## Task instructions
Reproduce the listing below from the line with "Generate a Python" to the line with "eff_ticks = [25, 30, 35, 40]", both lines included, character for character, minus any pictures.

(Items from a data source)
↓
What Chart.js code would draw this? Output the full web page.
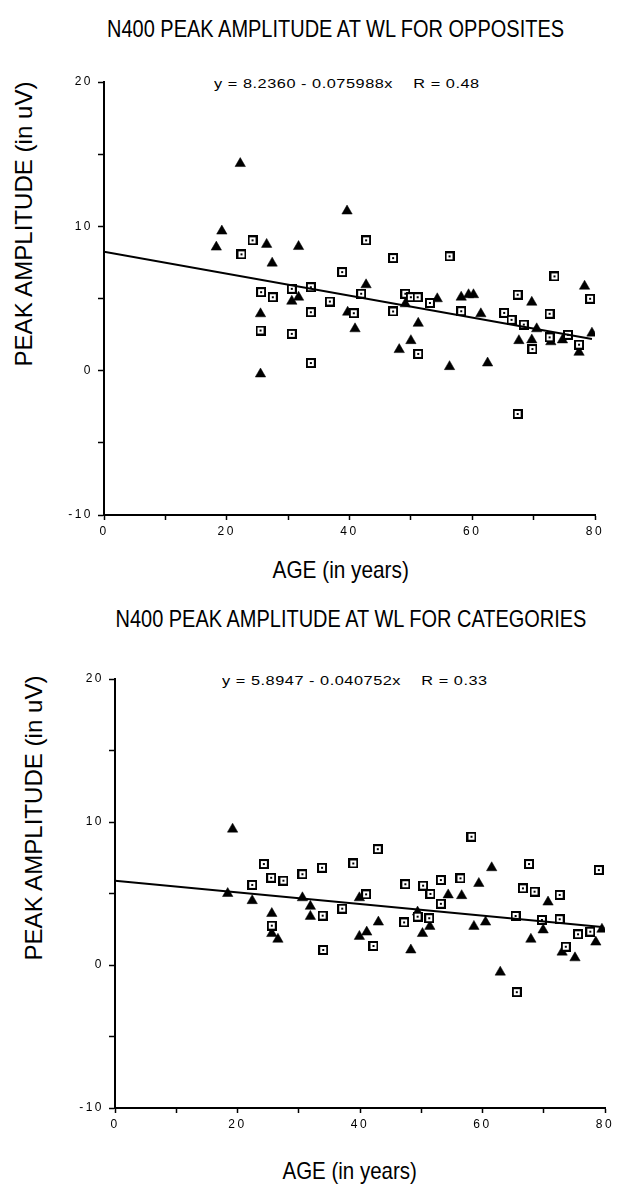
<!DOCTYPE html>
<html>
<head>
<meta charset="utf-8">
<script src="https://cdn.jsdelivr.net/npm/chart.js@4.4.1/dist/chart.umd.min.js"></script>
<style>
  body { margin: 0; background: #fff; width: 631px; height: 1184px; position: relative; overflow: hidden; }
  canvas { position: absolute; left: 0; }
  .lbl { position: absolute; white-space: pre; color: #000; line-height: 1; }
  .head { font-family: "Liberation Sans", Arial, sans-serif; font-size: 24px; }
  .eq { font-family: "Liberation Sans", Arial, sans-serif; font-size: 12px; letter-spacing: 0.4px; }
</style>
</head>
<body>
<div class="lbl head" data-cx="335" data-cy="29" data-w="457">N400 PEAK AMPLITUDE AT WL FOR OPPOSITES</div>
<div class="lbl eq" data-cx="347" data-cy="84" data-w="266">y = 8.2360 - 0.075988x    R = 0.48</div>
<div class="lbl head" data-cx="24" data-cy="224" data-w="285" data-rot="1">PEAK AMPLITUDE (in uV)</div>
<div class="lbl head" data-cx="340" data-cy="570" data-w="136">AGE (in years)</div>
<canvas id="opposites" width="631" height="545" style="top:0"></canvas>

<div class="lbl head" data-cx="351" data-cy="619" data-w="471">N400 PEAK AMPLITUDE AT WL FOR CATEGORIES</div>
<div class="lbl eq" data-cx="355" data-cy="681" data-w="266">y = 5.8947 - 0.040752x    R = 0.33</div>
<div class="lbl head" data-cx="34" data-cy="818" data-w="285" data-rot="1">PEAK AMPLITUDE (in uV)</div>
<div class="lbl head" data-cx="349" data-cy="1171" data-w="134">AGE (in years)</div>
<canvas id="categories" width="631" height="538" style="top:600px"></canvas>

<script>
// Opposites: triangles and squares (age in years, amplitude in uV)
const oppTriAge = [22.2, 19.2, 18.3, 26.5, 27.4, 25.5, 25.5, 39.6, 31.7, 30.6, 31.7, 39.7, 42.7, 49.1, 51.2, 50.0, 48.1, 40.9,
                   78.3, 54.3, 58.2, 59.4, 60.2, 61.4, 69.7, 70.5, 67.6, 69.7, 72.8, 74.7, 77.4, 79.5, 56.3, 62.5];
const oppTriAmp = [14.35, 9.67, 8.56, 8.75, 7.45, 3.94, -0.23, 11.06, 8.6, 4.81, 5.09, 4.05, 5.95, 4.63, 3.28, 2.08, 1.46, 2.9,
                   5.85, 4.98, 5.09, 5.26, 5.26, 3.94, 4.74, 2.9, 2.08, 2.13, 2.0, 2.13, 1.27, 2.6, 0.28, 0.53];
const oppSqAge = [24.2, 22.4, 25.6, 25.5, 42.7, 47.1, 38.8, 27.5, 30.6, 33.7, 36.8, 33.7, 40.7, 41.9, 49.1, 50.0, 51.1, 53.1,
                  47.1, 51.2, 30.6, 33.7, 56.3, 73.4, 79.2, 58.2, 67.4, 72.6, 65.2, 66.4, 68.4, 69.8, 72.6, 75.6, 77.4, 67.4];
const oppSqAmp = [9.03, 8.06, 5.44, 2.78, 9.03, 7.8, 6.83, 5.09, 5.67, 5.78, 4.79, 4.05, 3.98, 5.33, 5.33, 5.09, 5.09, 4.69,
                  4.1, 1.16, 2.55, 0.53, 7.92, 6.53, 4.98, 4.12, 5.26, 3.94, 4.0, 3.52, 3.19, 1.5, 2.31, 2.48, 1.8, -3.0];
const oppIntercept = 8.2360, oppSlope = -0.075988;

// Categories
const catTriAge = [19.2, 18.4, 22.4, 25.6, 25.6, 26.6, 30.6, 31.9, 31.9, 39.9, 43.0, 41.1, 39.9, 49.4, 51.4, 50.2,
                   48.3, 54.4, 56.6, 59.4, 61.5, 70.7, 69.9, 58.6, 60.5, 67.9, 78.5, 79.5, 73.0, 75.1, 62.9];
const catTriAmp = [9.5, 5.0, 4.5, 3.6, 2.2, 1.8, 4.7, 4.1, 3.4, 4.7, 3.0, 2.3, 2.0, 3.7, 2.7, 2.2,
                   1.05, 4.9, 4.85, 5.7, 6.8, 4.4, 2.45, 2.7, 3.0, 1.8, 1.6, 2.5, 0.9, 0.5, -0.5];
const catSqAge = [24.3, 25.5, 22.4, 25.6, 42.9, 38.9, 33.8, 30.6, 27.5, 47.4, 50.3, 51.5, 53.2, 41.0, 33.9, 37.1, 42.2, 34.0,
                  49.4, 47.2, 51.3, 53.2, 58.2, 67.6, 79.0, 56.4, 66.6, 68.5, 72.6, 65.4, 69.7, 72.6, 75.6, 77.6, 73.6, 65.6];
const catSqAmp = [7.06, 6.1, 5.6, 2.75, 8.1, 7.1, 6.8, 6.35, 5.9, 5.65, 5.55, 4.97, 5.94, 4.94, 3.45, 3.94, 1.33, 1.05,
                  3.38, 2.98, 3.27, 4.28, 8.97, 7.06, 6.64, 6.06, 5.36, 5.13, 4.9, 3.43, 3.15, 3.2, 2.15, 2.33, 1.28, -1.9];
const catIntercept = 5.8947, catSlope = -0.040752;

const fitAgeRange = [0, 79.5];
const ageRange = [0, 80];
const ampRange = [-10, 20];

// hollow square marker with a dot in the middle
function squareMarker() {
    const c = document.createElement('canvas');
    c.width = 10; c.height = 10;
    const g = c.getContext('2d');
    g.fillStyle = '#000'; g.fillRect(0, 0, 10, 10);
    g.fillStyle = '#fff'; g.fillRect(2, 2, 6, 6);
    g.fillStyle = '#000'; g.fillRect(4, 4, 2, 2);
    return c;
}
const sq = squareMarker();

const spacedText = {
    id: 'spacedText',
    beforeDraw(chart) { chart.ctx.letterSpacing = '2.5px'; }
};

function pairs(xs, ys) { return xs.map((x, i) => ({ x: x, y: ys[i] })); }

function makeChart(id, triAge, triAmp, sqAge, sqAmp, a, b, pad) {
    const fit = fitAgeRange.map(x => ({ x: x, y: a + b * x }));
    const tickFont = { family: 'Liberation Sans, Arial, sans-serif', size: 12 };
    return new Chart(document.getElementById(id), {
        type: 'scatter',
        data: {
            datasets: [
                { data: fit, showLine: true, borderColor: '#000', borderWidth: 2, pointRadius: 0 },
                { data: pairs(sqAge, sqAmp), pointStyle: sq, pointRadius: 5 },
                { data: pairs(triAge, triAmp), pointStyle: 'triangle', pointRadius: 6,
                  backgroundColor: '#000', borderColor: '#000', borderWidth: 0.5 }
            ]
        },
        options: {
            responsive: false,
            animation: false,
            events: [],
            layout: { padding: pad },
            plugins: { legend: { display: false }, tooltip: { enabled: false } },
            scales: {
                x: {
                    type: 'linear', min: ageRange[0], max: ageRange[1],
                    ticks: { stepSize: 10, autoSkip: false, maxRotation: 0, color: '#000', font: tickFont, padding: 4,
                             callback: v => v % 20 === 0 ? v : '' },
                    grid: { drawOnChartArea: false, tickLength: 5, tickColor: '#000', tickWidth: 1.5 },
                    border: { color: '#000', width: 2 },
                    afterFit: s => { s.height = 30; }
                },
                y: {
                    min: ampRange[0], max: ampRange[1],
                    ticks: { stepSize: 5, color: '#000', font: tickFont, padding: 5,
                             callback: v => v % 10 === 0 ? v : '' },
                    grid: { drawOnChartArea: false, tickLength: 6, tickColor: '#000', tickWidth: 1.5 },
                    border: { color: '#000', width: 2 },
                    afterFit: s => { s.width = 40; }
                }
            }
        },
        plugins: [spacedText]
    });
}

makeChart('opposites', oppTriAge, oppTriAmp, oppSqAge, oppSqAmp, oppIntercept, oppSlope,
          { left: 64, right: 36, top: 82, bottom: 0 });
makeChart('categories', catTriAge, catTriAmp, catSqAge, catSqAmp, catIntercept, catSlope,
          { left: 75, right: 26, top: 79, bottom: 0 });

// place the html labels: centre on (cx, cy), squeeze to width
document.querySelectorAll('.lbl').forEach(el => {
    const w = el.offsetWidth, h = el.offsetHeight;
    const sx = (+el.dataset.w) / w;
    el.style.left = (el.dataset.cx - w / 2) + 'px';
    el.style.top = (el.dataset.cy - h / 2) + 'px';
    el.style.transform = (el.dataset.rot ? 'rotate(-90deg) ' : '') + 'scaleX(' + sx + ')';
});
</script>
</body>
</html>
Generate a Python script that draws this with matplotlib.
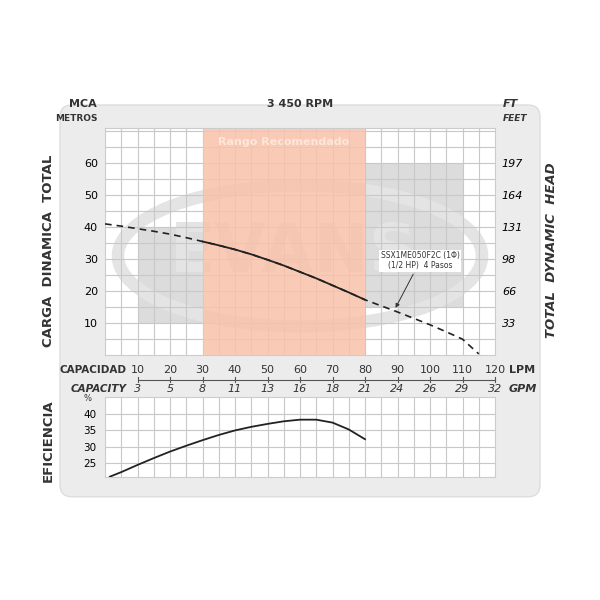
import matplotlib
matplotlib.use("Agg")
import matplotlib.pyplot as plt
import matplotlib.transforms as mtrans
from matplotlib.patches import FancyBboxPatch, Rectangle, Ellipse

lpm_ticks = [10, 20, 30, 40, 50, 60, 70, 80, 90, 100, 110, 120]
gpm_labels = ["3", "5", "8", "11", "13", "16", "18", "21", "24", "26", "29", "32"]
m_ticks = [10, 20, 30, 40, 50, 60]
ft_labels = ["33", "66", "98", "131", "164", "197"]
eff_ticks = [25, 30, 35, 40]

head_q = [0, 5, 10, 15, 20, 25, 30, 35, 40, 45, 50, 55, 60, 65, 70, 75, 80, 85, 90, 95, 100, 105, 110, 115]
head_h = [41, 40.3, 39.5, 38.7, 37.8, 36.7, 35.5, 34.3, 33.0, 31.5, 29.8, 28.0, 26.0, 24.0, 21.8, 19.6, 17.3, 15.4, 13.5, 11.5, 9.5, 7.3, 5.0, 0.4]
eff_q = [1.5, 5, 10, 15, 20, 25, 30, 35, 40, 45, 50, 55, 60, 65, 70, 75, 80]
eff_v = [20.8, 22.2, 24.4, 26.5, 28.5, 30.3, 32.0, 33.6, 35.0, 36.1, 37.0, 37.8, 38.3, 38.3, 37.4, 35.3, 32.3]
rec_range = (30, 80)

fig = plt.figure(figsize=(6, 6), dpi=100)
fig.patch.set_facecolor("white")
bg = fig.add_axes([0, 0, 1, 1], zorder=-5)
bg.set_xlim(0, 1); bg.set_ylim(0, 1); bg.axis("off")
bg.add_patch(FancyBboxPatch((0.1, 0.172), 0.8, 0.653, boxstyle="round,pad=0,rounding_size=0.02",
                            fc="#ececec", ec="#dddddd", lw=1))

ax = fig.add_axes([0.175, 0.408, 0.65, 0.379])
ax2 = fig.add_axes([0.175, 0.205, 0.65, 0.133])

for a in (ax, ax2):
    a.set_facecolor("white")
    a.set_xlim(0, 120)
    for s in a.spines.values():
        s.set_color("#cccccc")
    a.tick_params(length=0)
    for x in range(5, 120, 5):
        a.axvline(x, color="#c8c8c8", lw=0.8, zorder=1)

ax.set_ylim(0, 71)
for y in range(5, 71, 5):
    ax.axhline(y, color="#c8c8c8", lw=0.8, zorder=1)
ax.add_patch(Rectangle((10, 10), 20, 30, fc="#dcdcdc", ec="none", zorder=0.5))
ax.add_patch(Rectangle((80, 15), 30, 45, fc="#dcdcdc", ec="none", zorder=0.5))
ax.add_patch(Ellipse((60, 31), 112, 44, fc="none", ec="#e4e4e4", lw=9, zorder=0.8))
ax.text(58, 32, "EVANS", fontsize=48, fontweight="bold", color="#e4e4e4", ha="center", va="center", zorder=0.8)
ax.axvspan(*rec_range, color="#f9c2aa", alpha=0.85, zorder=1.5, lw=0)
ax.text(55, 66.5, "Rango Recomendado", color="#fde6dc", fontsize=8,
        fontweight="bold", ha="center", va="center", zorder=3)
ax.set_xticks([])
ax.set_yticks(m_ticks)
ax.set_yticklabels([str(v) for v in m_ticks], fontsize=8)
ax.tick_params(axis="y", pad=5)

solid = [(q, h) for q, h in zip(head_q, head_h) if rec_range[0] <= q <= rec_range[1]]
ax.plot(head_q, head_h, color="#222222", lw=1.2, ls=(0, (4, 3)), zorder=4)
ax.plot([p[0] for p in solid], [p[1] for p in solid], color="#222222", lw=1.3, zorder=4.5)
axr = ax.twinx()
axr.set_ylim(ax.get_ylim())
axr.set_yticks(m_ticks)
axr.set_yticklabels(ft_labels, fontsize=8, style="italic")
axr.tick_params(length=0, pad=5)
for s in axr.spines.values():
    s.set_visible(False)

ax.annotate("SSX1ME050F2C (1Φ)\n(1/2 HP)  4 Pasos", xy=(89, 14), xytext=(97, 29.5), fontsize=5.5,
            ha="center", va="center", color="#333333", zorder=5,
            bbox=dict(fc="white", ec="none", pad=1),
            arrowprops=dict(arrowstyle="-|>", color="#333333", lw=0.7, mutation_scale=6))

ax.text(-0.02, 1.09, "MCA", transform=ax.transAxes, ha="right", fontsize=8, fontweight="bold", color="#333")
ax.text(-0.02, 1.03, "METROS", transform=ax.transAxes, ha="right", fontsize=6.5, fontweight="bold", color="#333")
ax.text(0.5, 1.09, "3 450 RPM", transform=ax.transAxes, ha="center", fontsize=8, fontweight="bold", color="#333")
ax.text(1.02, 1.09, "FT", transform=ax.transAxes, ha="left", fontsize=8, fontweight="bold", style="italic", color="#333")
ax.text(1.02, 1.03, "FEET", transform=ax.transAxes, ha="left", fontsize=6.5, fontweight="bold", style="italic", color="#333")
ax.text(-0.145, 0.46, "CARGA  DINAMICA  TOTAL", transform=ax.transAxes, rotation=90, ha="center", va="center",
        fontsize=9.5, fontweight="bold", color="#333")
ax.text(1.145, 0.46, "TOTAL  DYNAMIC  HEAD", transform=ax.transAxes, rotation=90, ha="center", va="center",
        fontsize=9.5, fontweight="bold", style="italic", color="#333")

tr = mtrans.blended_transform_factory(ax.transData, ax.transAxes)
for q, g in zip(lpm_ticks, gpm_labels):
    ax.text(q, -0.045, str(q), transform=tr, ha="center", va="top", fontsize=8, color="#333")
    ax.text(q, -0.125, g, transform=tr, ha="center", va="top", fontsize=8, style="italic", color="#333")
    ax.plot([q, q], [-0.095, -0.12], transform=tr, color="#555", lw=0.8, clip_on=False)
ax.plot([10, 120], [-0.107, -0.107], transform=tr, color="#555", lw=0.8, clip_on=False)
ax.text(6.7, -0.045, "CAPACIDAD", transform=tr, ha="right", va="top", fontsize=7.5, fontweight="bold", color="#333")
ax.text(6.7, -0.125, "CAPACITY", transform=tr, ha="right", va="top", fontsize=7.5, fontweight="bold", style="italic", color="#333")
ax.text(1.035, -0.045, "LPM", transform=ax.transAxes, ha="left", va="top", fontsize=8, fontweight="bold", color="#333")
ax.text(1.035, -0.125, "GPM", transform=ax.transAxes, ha="left", va="top", fontsize=8, fontweight="bold", style="italic", color="#333")

ax2.set_ylim(20.7, 45.2)
for y in eff_ticks:
    ax2.axhline(y, color="#c8c8c8", lw=0.8, zorder=1)
ax2.set_xticks([])
ax2.set_yticks(eff_ticks)
ax2.set_yticklabels([str(v) for v in eff_ticks], fontsize=7.5)
ax2.tick_params(axis="y", pad=6)
ax2.plot(eff_q, eff_v, color="#222222", lw=1.3, zorder=4)
ax2.text(-0.035, 0.93, "%", transform=ax2.transAxes, ha="right", va="bottom", fontsize=6, color="#333")
ax2.text(-0.145, 0.45, "EFICIENCIA", transform=ax2.transAxes, rotation=90, ha="center", va="center",
         fontsize=9.5, fontweight="bold", color="#333")

fig.savefig("out.png", dpi=100)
↑
## Response
Generate a Python script that draws this with matplotlib.
import matplotlib
matplotlib.use("Agg")
import matplotlib.pyplot as plt
import matplotlib.transforms as mtrans
from matplotlib.patches import FancyBboxPatch, Rectangle, Ellipse

lpm_ticks = [10, 20, 30, 40, 50, 60, 70, 80, 90, 100, 110, 120]
gpm_labels = ["3", "5", "8", "11", "13", "16", "18", "21", "24", "26", "29", "32"]
m_ticks = [10, 20, 30, 40, 50, 60]
ft_labels = ["33", "66", "98", "131", "164", "197"]
eff_ticks = [25, 30, 35, 40]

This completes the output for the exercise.